Klaus-Dieter Liss, Liß, (born 10 June 1962) is a German-Australian physicist working in the field of experimental X-ray and neutron scattering and their applications. Liss research is on in-situ and real-time experiments with synchrotron and neutron radiation for the characterization of thermo-mechanical processes in metals; the investigation of phase transformations; the evolution of microstructures; and the kinetics of defects. His experimental achievements are the development of the Materials oscilloscope and the realization of the X-ray photon storage.
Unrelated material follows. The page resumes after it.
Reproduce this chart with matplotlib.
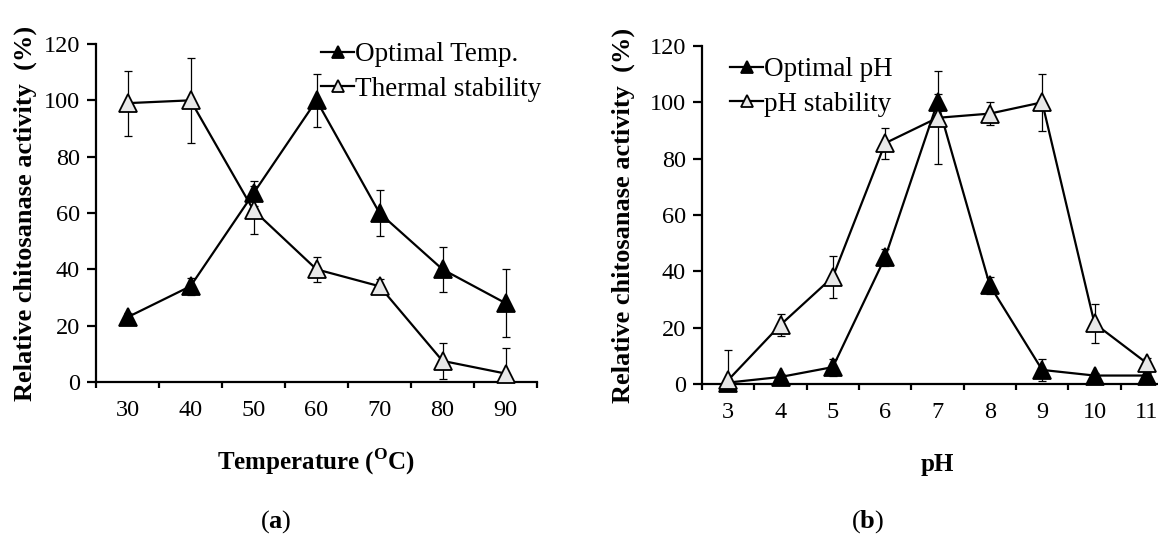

Liss has majored in physics at the Technical University of Munich (diploma in 1990, institute E21 under Wolfgang Gläser and Anton Zeilinger) and received his doctorate at RWTH Aachen in 1995 under Tasso Springer and Dieter Richter, while he prepared his thesis on neutron and X-rays optics at the Laue-Langevin Institute in Grenoble. After a short postdoc he became the responsible scientist and manager of the high-energy beamline at the European Synchrotron Radiation Facility, senior scientist at DESY, at the Helmholtz-Zentrum Geesthacht – Center for Materials and Coastal research and the Hamburg University of Technology. He is honorary professor at the University of Wollongong and has been working at a senior research fellow and principal scientist at the Bragg Institute of the Australian Nuclear Science and Technology Organisation in New South Wales (2004–2017). He has been one of the instrument scientists at the Wombat neutron diffractometer and the Dingo neutron radiography station.

Liss is actually a full Research Professor within the University of Tennessee - Oak Ridge Innovation Institute, and joint faculty at UTK Materials Science and Engineering. He still holds a full Honorary Professor title at University of Wollongong.
Previously, as of October 2017, Liss became a full professor at the Technion – Israel Institute of Technology to act as one of the first fully employed research professors at the faculty of the Guangdong Technion – Israel Institute of Technology (GTIIT) in Shantou, China.

He has authored over 130 scientific publications.